Redis Sentinel provides a robust, distributed, and widely adopted solution for managing Redis primary/replica setups and automating the failover process. By continuously monitoring instances, coordinating via a quorum-based consensus mechanism, and executing a well-defined failover procedure (leader election, replica selection, promotion, reconfiguration), Sentinel significantly enhances the reliability of Redis deployments.
Understanding the interplay between Redis replication (the foundation) and Sentinel (the orchestrator) is key. Proper configuration of both Redis instances (redis.conf
) and Sentinel processes (sentinel.conf
), careful consideration of network topology and timeouts, and the use of Sentinel-aware client libraries are all crucial components of a successful HA strategy. While Redis Cluster offers an alternative combining HA with automatic sharding for larger-scale needs, Sentinel remains the go-to solution for achieving high availability for single-dataset Redis deployments.

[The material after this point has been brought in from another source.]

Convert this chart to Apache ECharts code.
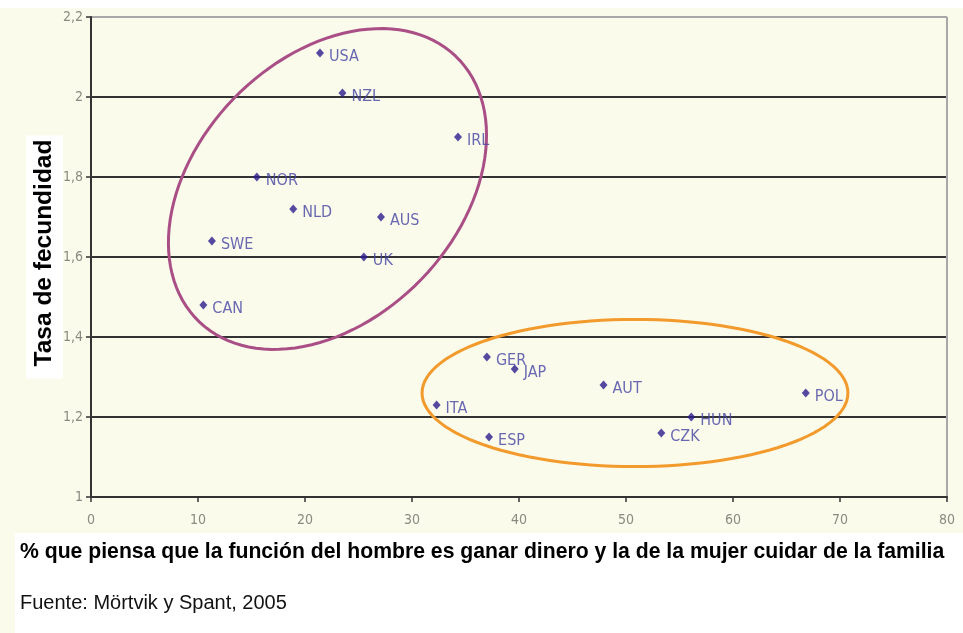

Ultimately, achieving true high availability requires more than just deploying the software; it demands thoughtful design, meticulous configuration, robust monitoring of the HA system itself, and – critically – regular testing to validate that the failover mechanisms work as expected when disaster strikes. By investing in understanding and properly implementing Redis failover with Sentinel, you can build more resilient, reliable applications capable of weathering the inevitable failures of underlying infrastructure.